After missing its own January 2022 deadline, the National Highway Traffic Safety Administration (NHTSA) on Wednesday announced its long-delayed side-impact crash-test standard for child car-seats.
“Side-impact collisions cause serious injuries and deaths in young children each year,” said NHTSA Administrator Dr. Steven Cliff. “By establishing more comprehensive testing requirements, we are advancing child passenger safety and assuring parents that the safety seat they choose for their child must meet the highest safety standards.”
The new crash-test rules come after a series of reports by ProPublica and CBS News in 2020 found some booster seats received a passing grade during side-impact crash tests — despite the fact that the test dummies were violently tossed around during the tests.
The ProPublica/CBS News reports prompted a House Oversight Committee investigation that found booster seat-makers “endangered the lives of millions of American children and misled consumers about the safety of booster seats by failing to conduct appropriate side-impact testing.” Further, the committee found that seat-makers had deceived consumers with “false and misleading statements … about their side-impact testing protocols” and had unsafely recommended that children under 40 pounds and as light as 30 pounds may use booster seats.”
“Parents are relying on companies to sell safe products and they’re relying on the federal government to regulate those products,” Congressman Raja Krishnamoorthi told CBS News in December 2020. “And unfortunately, neither of those two things happened, and that is disgraceful.”

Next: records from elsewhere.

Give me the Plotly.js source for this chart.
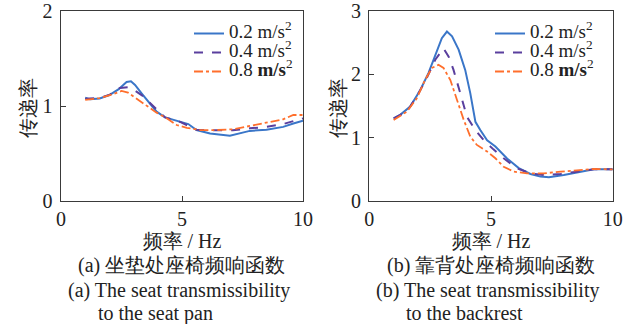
<!DOCTYPE html>
<html><head><meta charset="utf-8">
<script src="https://cdn.plot.ly/plotly-3.0.1.min.js"></script>
<style>html,body{margin:0;padding:0;background:#fff}#c{width:634px;height:324px}</style>
</head><body><div id="c"></div>
<script>
// (a) seat pan
const a02x = [1.0,1.2,1.6,2.0,2.37,2.71,2.89,3.06,3.33,3.61,3.95,4.3,4.78,5.26,5.6,6.16,6.98,7.39,7.8,8.49,9.18,9.6,10.0];
const a02y = [1.087,1.07,1.08,1.116,1.175,1.253,1.26,1.221,1.133,1.045,0.94,0.88,0.845,0.81,0.747,0.71,0.687,0.71,0.738,0.75,0.78,0.815,0.845];
const a04x = [1.0,1.6,2.02,2.44,2.76,2.98,3.33,3.83,4.3,4.9,5.6,6.3,7.1,7.8,8.5,9.18,10.0];
const a04y = [1.076,1.085,1.12,1.19,1.197,1.175,1.115,0.99,0.88,0.835,0.75,0.745,0.745,0.765,0.78,0.81,0.87];
const a08x = [1.0,1.6,2.16,2.5,2.77,3.1,3.53,3.95,4.37,4.78,5.2,5.75,6.44,7.13,7.8,8.49,9.18,9.6,10.0];
const a08y = [1.065,1.083,1.125,1.158,1.14,1.08,1.0,0.93,0.87,0.8,0.77,0.747,0.747,0.755,0.79,0.825,0.86,0.905,0.905];
// (b) backrest
const b02x = [1.0,1.27,1.68,2.09,2.43,2.71,2.98,3.19,3.4,3.67,3.94,4.15,4.36,4.56,4.84,5.18,5.66,6.14,6.62,7.03,7.38,7.99,8.55,9.23,10.0];
const b02y = [1.306,1.36,1.49,1.75,2.02,2.31,2.57,2.675,2.6,2.39,2.07,1.7,1.25,1.12,0.96,0.86,0.67,0.52,0.427,0.385,0.375,0.41,0.447,0.5,0.5];
const b04x = [1.0,1.54,1.95,2.36,2.71,2.98,3.05,3.26,3.46,3.74,4.01,4.36,4.7,5.1,5.52,6.07,6.62,7.17,7.86,8.55,9.23,10.0];
const b04y = [1.306,1.41,1.65,1.94,2.23,2.385,2.41,2.28,2.07,1.7,1.33,1.12,0.96,0.815,0.675,0.516,0.437,0.41,0.427,0.463,0.5,0.5];
const b08x = [1.0,1.54,1.95,2.29,2.57,2.84,3.05,3.33,3.6,3.88,4.15,4.42,4.84,5.18,5.52,5.94,6.48,7.17,7.86,8.55,9.23,10.0];
const b08y = [1.28,1.41,1.62,1.91,2.1,2.15,2.1,1.91,1.6,1.28,1.016,0.885,0.78,0.675,0.54,0.463,0.437,0.437,0.463,0.49,0.505,0.5];

const names = ['0.2 m/s<sup>2</sup>','0.4 m/s<sup>2</sup>','0.8 <b>m/s</b><sup>2</sup>'];
const xTicks = [0,5,10];
const yTicksA = [0,1,2];
const yTicksB = [0,1,2,3];
const xTitle = '频率 / Hz';
const yTitle = '传递率';
const capA = ['(a) 坐垫处座椅频响函数','(a) The seat transmissibility','to the seat pan'];
const capB = ['(b) 靠背处座椅频响函数','(b) The seat transmissibility','to the backrest'];

const C1='#3a76c8', C2='#5a3f9e', C3='#ff6f2c';
const FONT='Liberation Serif, Times New Roman, serif';
const TXT='#222';
function tr(x,y,i,xa,ya,lg){
  const st=[{color:C1,width:2,dash:'solid'},{color:C2,width:2,dash:'dash'},{color:C3,width:1.8,dash:'dashdot'}][i];
  return {x:x,y:y,xaxis:xa,yaxis:ya,mode:'lines',name:'<span style="font-size:19px">'+names[i]+'</span>',line:st,legend:lg};
}
const data=[tr(a02x,a02y,0,'x','y','legend'),tr(a04x,a04y,1,'x','y','legend'),tr(a08x,a08y,2,'x','y','legend'),
 tr(b02x,b02y,0,'x2','y2','legend2'),tr(b04x,b04y,1,'x2','y2','legend2'),tr(b08x,b08y,2,'x2','y2','legend2')];

const W=634,H=324;
function ax(extra){return Object.assign({showline:true,linecolor:'#3a3a3a',linewidth:1.4,mirror:true,ticks:'inside',ticklen:5,tickcolor:'#3a3a3a',
 showgrid:false,zeroline:false,tickfont:{family:FONT,size:20,color:TXT},fixedrange:true},extra);}
const yd=[123/H,313/H];
const tfont={family:FONT,size:20,color:TXT};
const lgFont={family:FONT,size:12,color:TXT};
function ann(t,x,y,xa,size,angle){return {text:t,x:x/W,y:1-y/H,xref:'paper',yref:'paper',xanchor:xa,yanchor:'middle',showarrow:false,textangle:angle||0,font:{family:FONT,size:size,color:TXT}};}
const layout={width:W,height:H,margin:{l:0,r:0,t:0,b:0},paper_bgcolor:'#fff',plot_bgcolor:'#fff',showlegend:true,
 font:{family:FONT,size:20,color:TXT},
 xaxis:ax({domain:[61/W,303/W],range:[0,10],tickvals:xTicks,anchor:'y',title:{text:xTitle,font:tfont,standoff:2}}),
 yaxis:ax({domain:yd,range:[0,2],tickvals:yTicksA,anchor:'x',ticklabelstandoff:3}),
 xaxis2:ax({domain:[369.3/W,612.7/W],range:[0,10],tickvals:xTicks,anchor:'y2',title:{text:xTitle,font:tfont,standoff:2}}),
 yaxis2:ax({domain:yd,range:[0,3],tickvals:yTicksB,anchor:'x2',ticklabelstandoff:3}),
 legend:{x:189/W,y:1-19/H,xanchor:'left',yanchor:'top',font:lgFont,bgcolor:'rgba(0,0,0,0)',tracegroupgap:0,itemwidth:30},
 legend2:{x:490/W,y:1-19/H,xanchor:'left',yanchor:'top',font:lgFont,bgcolor:'rgba(0,0,0,0)',tracegroupgap:0,itemwidth:30},
 annotations:[
  ann(yTitle,28,108,'center',20,-90),
  ann(yTitle,338,108,'center',20,-90),
  ann(capA[0],181.5,265,'center',20),
  ann(capA[1],66,290,'left',20),
  ann(capA[2],96,313,'left',20),
  ann(capB[0],490.5,265,'center',20),
  ann(capB[1],374,290,'left',20),
  ann(capB[2],404,313,'left',20)
 ]};
Plotly.newPlot('c',data,layout,{staticPlot:true,displayModeBar:false});
</script></body></html>
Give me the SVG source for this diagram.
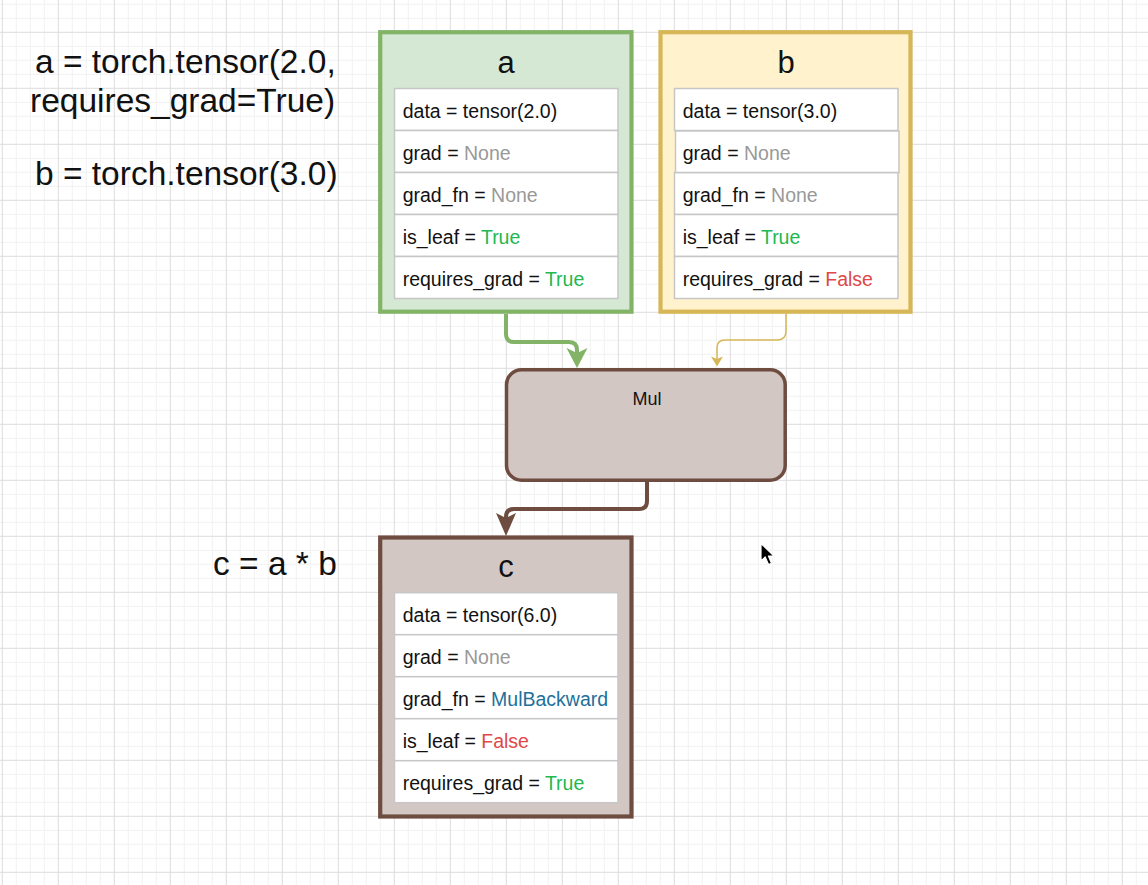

The committee’s report called on state attorneys general to launch consumer-protection investigations. In July 2021, the attorneys general in 17 states and the District of Columbia wrote a letter to federal regulators demanding they create a side-impact crash-test standard and come up with better labeling standards for children’s car seats.
NHTSA calls its new requirements a “major advance” in protecting children from serious injury in traffic crashes. It updates the Federal Motor Vehicle Safety Standard by adding performance requirements for child safety seat testing in a simulated 30-mph “T-bone”-type side-impact collision. The new standard will mirror the requirements for a child’s car seat in 30-mph frontal-impact crash.
Child seats will be evaluated using a newly developed test dummy representing a 3-year-old child and an existing dummy that simulates a 12-month-old, according to the safety regulator.
Last summer, NHTSA told CBS News it intended to issue the new safety rules by January 2022. Additional regulations would follow, aimed at reducing early transitions to forward-facing car seats and booster seats as well as policies to improve correct installation of car seats.
Since at least 2002, the American Academy of Pediatrics has recommended children weigh at least 40 pounds before transitioning to a booster seat. Canada has had the weight recommendation since 1987, but U.S. regulators still allowed for children weighing as little as 30 pounds to use a booster seat.
“There is not a scenario in which I would ever want to see a child under 40 pounds in a booster seat. It’s just not necessary,” Dr. Ben Hoffman, a lead author of car seat recommendations for the American Academy of Pediatrics, told “CBS This Morning” in December of 2020.